Output the material word for word. Leave each picture out.
○ ○ ○ ○
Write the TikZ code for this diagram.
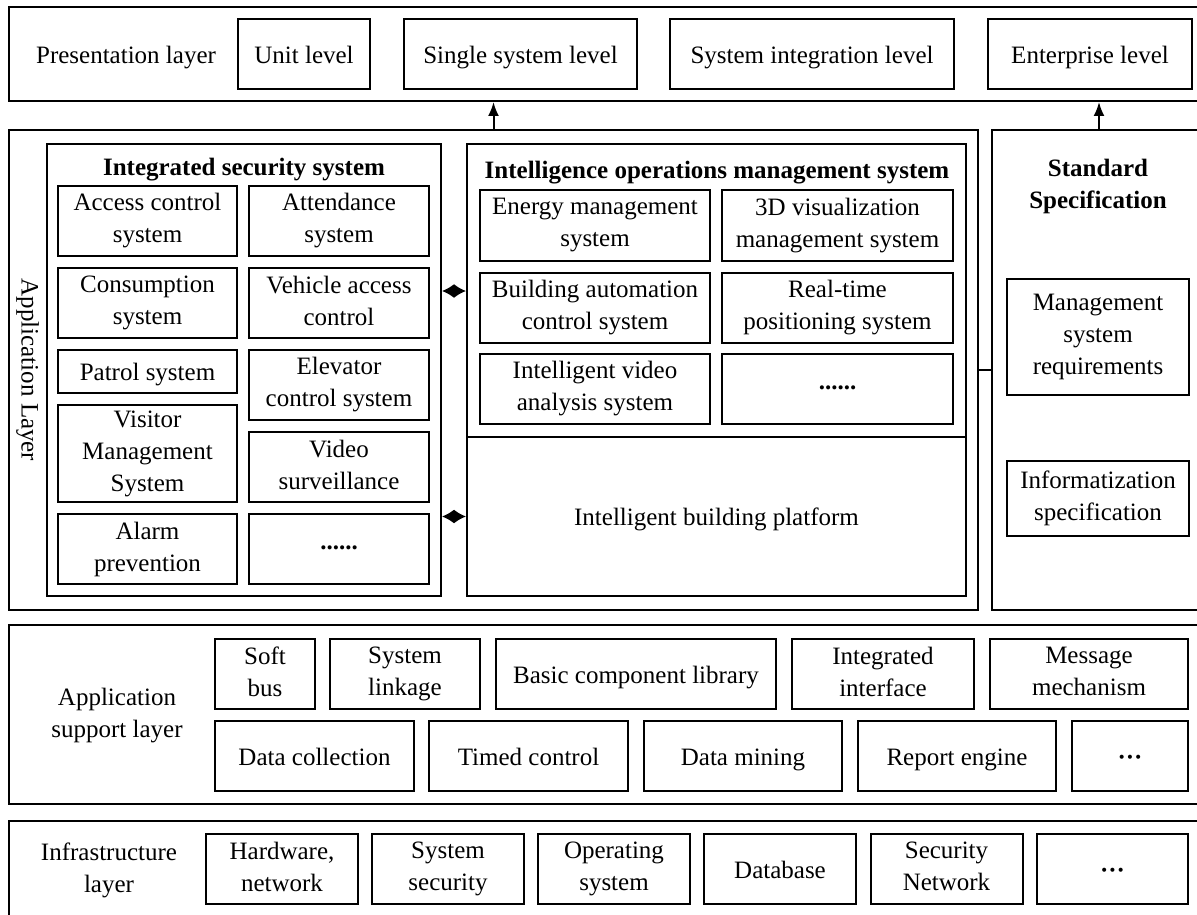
\documentclass[tikz,border=0pt]{standalone}
\usepackage{fontspec}
\setmainfont{Liberation Serif}
\usetikzlibrary{arrows.meta}
\newcommand{\cellstrut}{\rule[-4.6pt]{0pt}{28.6pt}}

\begin{document}
\begin{tikzpicture}[x=1pt, y=-1pt, line width=2pt,
                    every node/.style={font=\fontsize{25}{32}\selectfont, align=center, inner sep=0pt,
                                       execute at begin node=\cellstrut, execute at end node=\cellstrut},
                    cell/.style={draw, minimum height=70pt},
                    up/.style={-{Latex[length=14pt,width=11pt]}},
                    both/.style={{Latex[length=12pt,width=14pt]}-{Latex[length=12pt,width=14pt]}}]
                    \useasboundingbox (0,0) rectangle (1197,915);

                    % presentation layer
                    \node[draw, minimum width=1197pt, minimum height=94pt] (pres) at (607.5,54) {};
                    \node (presl) at (126,54) {Presentation layer};
                    \node[cell, minimum width=132pt] (unit) at (304,54) {Unit level};
                    \node[cell, minimum width=233pt] (single) at (520.5,54) {Single system level};
                    \node[cell, minimum width=284pt] (sysint) at (812,54) {System integration level};
                    \node[cell, minimum width=204pt] (enter) at (1090,54) {Enterprise level};

                    % application layer
                    \node[draw, minimum width=969pt, minimum height=480pt] (app) at (493.5,370) {};
                    \node[rotate=-90] (appl) at (31,370) {Application Layer};
                    \node[draw, minimum width=214pt, minimum height=480pt] (std) at (1099,370) {};

                    \node[draw, minimum width=394pt, minimum height=452pt] (iss) at (244,370) {};
                    \node (isst) at (244,166) {\textbf{Integrated security system}};
                    \node[cell, minimum width=179pt] (access) at (147.5,221) {Access control\\system};
                    \node[cell, minimum width=179pt] (consum) at (147.5,303) {Consumption\\system};
                    \node[cell, minimum width=179pt, minimum height=43pt] (patrol) at (147.5,371.5) {Patrol system};
                    \node[cell, minimum width=179pt, minimum height=97pt] (visitor) at (147.5,453.5) {Visitor\\Management\\System};
                    \node[cell, minimum width=179pt] (alarm) at (147.5,549) {Alarm\\prevention};
                    \node[cell, minimum width=180pt] (attend) at (339,221) {Attendance\\system};
                    \node[cell, minimum width=180pt] (vehicle) at (339,303) {Vehicle access\\control};
                    \node[cell, minimum width=180pt] (elev) at (339,385) {Elevator\\control system};
                    \node[cell, minimum width=180pt] (video) at (339,467) {Video\\surveillance};
                    \node[cell, minimum width=180pt] (issmore) at (339,549) {\raisebox{9pt}{\textbf{......}}};

                    \node[draw, minimum width=499pt, minimum height=293pt] (ioms) at (716.5,290.5) {};
                    \node (iomst) at (717,169) {\textbf{Intelligence operations management system}};
                    \node[cell, minimum width=230pt, minimum height=71pt] (energy) at (595,225.5) {Energy management\\system};
                    \node[cell, minimum width=231pt, minimum height=71pt] (visual) at (837.5,225.5) {3D visualization\\management system};
                    \node[cell, minimum width=230pt] (bauto) at (595,308) {Building automation\\control system};
                    \node[cell, minimum width=231pt] (rtpos) at (837.5,308) {Real-time\\positioning system};
                    \node[cell, minimum width=230pt] (ivideo) at (595,389) {Intelligent video\\analysis system};
                    \node[cell, minimum width=231pt] (iomsmore) at (837.5,389) {\raisebox{9pt}{\textbf{......}}};
                    \node[draw, minimum width=499pt, minimum height=159pt] (plat) at (716.5,516.5) {Intelligent building platform};

                    \node (stdt) at (1098,186) {\textbf{Standard}\\\textbf{Specification}};
                    \node[draw, minimum width=182pt, minimum height=116pt] (mgmt) at (1098,337) {Management\\system\\requirements};
                    \node[draw, minimum width=182pt, minimum height=75pt] (info) at (1098,498.5) {Informatization\\specification};

                    % application support layer
                    \node[draw, minimum width=1197pt, minimum height=179pt] (sup) at (607.5,714.5) {};
                    \node (supl) at (117,716) {Application\\support layer};
                    \node[cell, minimum width=100pt] (soft) at (265,674) {Soft\\bus};
                    \node[cell, minimum width=150pt] (linkage) at (405,674) {System\\linkage};
                    \node[cell, minimum width=280pt] (basic) at (636,674) {Basic component library};
                    \node[cell, minimum width=182pt] (iface) at (883,674) {Integrated\\interface};
                    \node[cell, minimum width=198pt] (msg) at (1089,674) {Message\\mechanism};
                    \node[cell, minimum width=199pt] (collect) at (314.5,756) {Data collection};
                    \node[cell, minimum width=199pt] (timed) at (528.5,756) {Timed control};
                    \node[cell, minimum width=198pt] (mining) at (743,756) {Data mining};
                    \node[cell, minimum width=198pt] (report) at (957,756) {Report engine};
                    \node[cell, minimum width=116pt] (supmore) at (1130,756) {\textbf{···}};

                    % infrastructure layer
                    \node[draw, minimum width=1197pt, minimum height=104pt] (infra) at (607.5,873) {};
                    \node (infral) at (109,870) {Infrastructure\\layer};
                    \node[cell, minimum width=152pt] (hw) at (282,869) {Hardware,\\network};
                    \node[cell, minimum width=152pt] (syssec) at (448,869) {System\\security};
                    \node[cell, minimum width=152pt] (os) at (614,869) {Operating\\system};
                    \node[cell, minimum width=152pt] (db) at (780,869) {Database};
                    \node[cell, minimum width=152pt] (secnet) at (946.5,869) {Security\\Network};
                    \node[cell, minimum width=151pt] (inframore) at (1112.5,869) {\textbf{···}};

                    \coordinate (lk) at (454,291);
                    \draw[up] (app.north) -- (app.north |- pres.south);
                    \draw[up] (std.north) -- (std.north |- pres.south);
                    \draw (app.east) -- (std.west);
                    \draw[both] (lk -| iss.east) -- (lk -| ioms.west);
                    \draw[both] (iss.east |- plat) -- (plat.west);
                \end{tikzpicture}
\end{document}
○ ○ ○ ○
**SOLUTION**
Write the TikZ code for this diagram.
\documentclass[tikz,border=0pt]{standalone}
\usepackage{fontspec}
\setmainfont{Liberation Serif}
\usetikzlibrary{arrows.meta}
\newcommand{\cellstrut}{\rule[-4.6pt]{0pt}{28.6pt}}

\begin{document}
\begin{tikzpicture}[x=1pt, y=-1pt, line width=2pt,
                    every node/.style={font=\fontsize{25}{32}\selectfont, align=center, inner sep=0pt,
                                       execute at begin node=\cellstrut, execute at end node=\cellstrut},
                    cell/.style={draw, minimum height=70pt},
                    up/.style={-{Latex[length=14pt,width=11pt]}},
                    both/.style={{Latex[length=12pt,width=14pt]}-{Latex[length=12pt,width=14pt]}}]
                    \useasboundingbox (0,0) rectangle (1197,915);

                    % presentation layer
                    \node[draw, minimum width=1197pt, minimum height=94pt] (pres) at (607.5,54) {};
                    \node (presl) at (126,54) {Presentation layer};
                    \node[cell, minimum width=132pt] (unit) at (304,54) {Unit level};
                    \node[cell, minimum width=233pt] (single) at (520.5,54) {Single system level};
                    \node[cell, minimum width=284pt] (sysint) at (812,54) {System integration level};
                    \node[cell, minimum width=204pt] (enter) at (1090,54) {Enterprise level};

                    % application layer
                    \node[draw, minimum width=969pt, minimum height=480pt] (app) at (493.5,370) {};
                    \node[rotate=-90] (appl) at (31,370) {Application Layer};
                    \node[draw, minimum width=214pt, minimum height=480pt] (std) at (1099,370) {};

                    \node[draw, minimum width=394pt, minimum height=452pt] (iss) at (244,370) {};
                    \node (isst) at (244,166) {\textbf{Integrated security system}};
                    \node[cell, minimum width=179pt] (access) at (147.5,221) {Access control\\system};
                    \node[cell, minimum width=179pt] (consum) at (147.5,303) {Consumption\\system};
                    \node[cell, minimum width=179pt, minimum height=43pt] (patrol) at (147.5,371.5) {Patrol system};
                    \node[cell, minimum width=179pt, minimum height=97pt] (visitor) at (147.5,453.5) {Visitor\\Management\\System};
                    \node[cell, minimum width=179pt] (alarm) at (147.5,549) {Alarm\\prevention};
                    \node[cell, minimum width=180pt] (attend) at (339,221) {Attendance\\system};
                    \node[cell, minimum width=180pt] (vehicle) at (339,303) {Vehicle access\\control};
                    \node[cell, minimum width=180pt] (elev) at (339,385) {Elevator\\control system};
                    \node[cell, minimum width=180pt] (video) at (339,467) {Video\\surveillance};
                    \node[cell, minimum width=180pt] (issmore) at (339,549) {\raisebox{9pt}{\textbf{......}}};

                    \node[draw, minimum width=499pt, minimum height=293pt] (ioms) at (716.5,290.5) {};
                    \node (iomst) at (717,169) {\textbf{Intelligence operations management system}};
                    \node[cell, minimum width=230pt, minimum height=71pt] (energy) at (595,225.5) {Energy management\\system};
                    \node[cell, minimum width=231pt, minimum height=71pt] (visual) at (837.5,225.5) {3D visualization\\management system};
                    \node[cell, minimum width=230pt] (bauto) at (595,308) {Building automation\\control system};
                    \node[cell, minimum width=231pt] (rtpos) at (837.5,308) {Real-time\\positioning system};
                    \node[cell, minimum width=230pt] (ivideo) at (595,389) {Intelligent video\\analysis system};
                    \node[cell, minimum width=231pt] (iomsmore) at (837.5,389) {\raisebox{9pt}{\textbf{......}}};
                    \node[draw, minimum width=499pt, minimum height=159pt] (plat) at (716.5,516.5) {Intelligent building platform};

                    \node (stdt) at (1098,186) {\textbf{Standard}\\\textbf{Specification}};
                    \node[draw, minimum width=182pt, minimum height=116pt] (mgmt) at (1098,337) {Management\\system\\requirements};
                    \node[draw, minimum width=182pt, minimum height=75pt] (info) at (1098,498.5) {Informatization\\specification};

                    % application support layer
                    \node[draw, minimum width=1197pt, minimum height=179pt] (sup) at (607.5,714.5) {};
                    \node (supl) at (117,716) {Application\\support layer};
                    \node[cell, minimum width=100pt] (soft) at (265,674) {Soft\\bus};
                    \node[cell, minimum width=150pt] (linkage) at (405,674) {System\\linkage};
                    \node[cell, minimum width=280pt] (basic) at (636,674) {Basic component library};
                    \node[cell, minimum width=182pt] (iface) at (883,674) {Integrated\\interface};
                    \node[cell, minimum width=198pt] (msg) at (1089,674) {Message\\mechanism};
                    \node[cell, minimum width=199pt] (collect) at (314.5,756) {Data collection};
                    \node[cell, minimum width=199pt] (timed) at (528.5,756) {Timed control};
                    \node[cell, minimum width=198pt] (mining) at (743,756) {Data mining};
                    \node[cell, minimum width=198pt] (report) at (957,756) {Report engine};
                    \node[cell, minimum width=116pt] (supmore) at (1130,756) {\textbf{···}};

                    % infrastructure layer
                    \node[draw, minimum width=1197pt, minimum height=104pt] (infra) at (607.5,873) {};
                    \node (infral) at (109,870) {Infrastructure\\layer};
                    \node[cell, minimum width=152pt] (hw) at (282,869) {Hardware,\\network};
                    \node[cell, minimum width=152pt] (syssec) at (448,869) {System\\security};
                    \node[cell, minimum width=152pt] (os) at (614,869) {Operating\\system};
                    \node[cell, minimum width=152pt] (db) at (780,869) {Database};
                    \node[cell, minimum width=152pt] (secnet) at (946.5,869) {Security\\Network};
                    \node[cell, minimum width=151pt] (inframore) at (1112.5,869) {\textbf{···}};

                    \coordinate (lk) at (454,291);
                    \draw[up] (app.north) -- (app.north |- pres.south);
                    \draw[up] (std.north) -- (std.north |- pres.south);
                    \draw (app.east) -- (std.west);
                    \draw[both] (lk -| iss.east) -- (lk -| ioms.west);
                    \draw[both] (iss.east |- plat) -- (plat.west);
                \end{tikzpicture}
\end{document}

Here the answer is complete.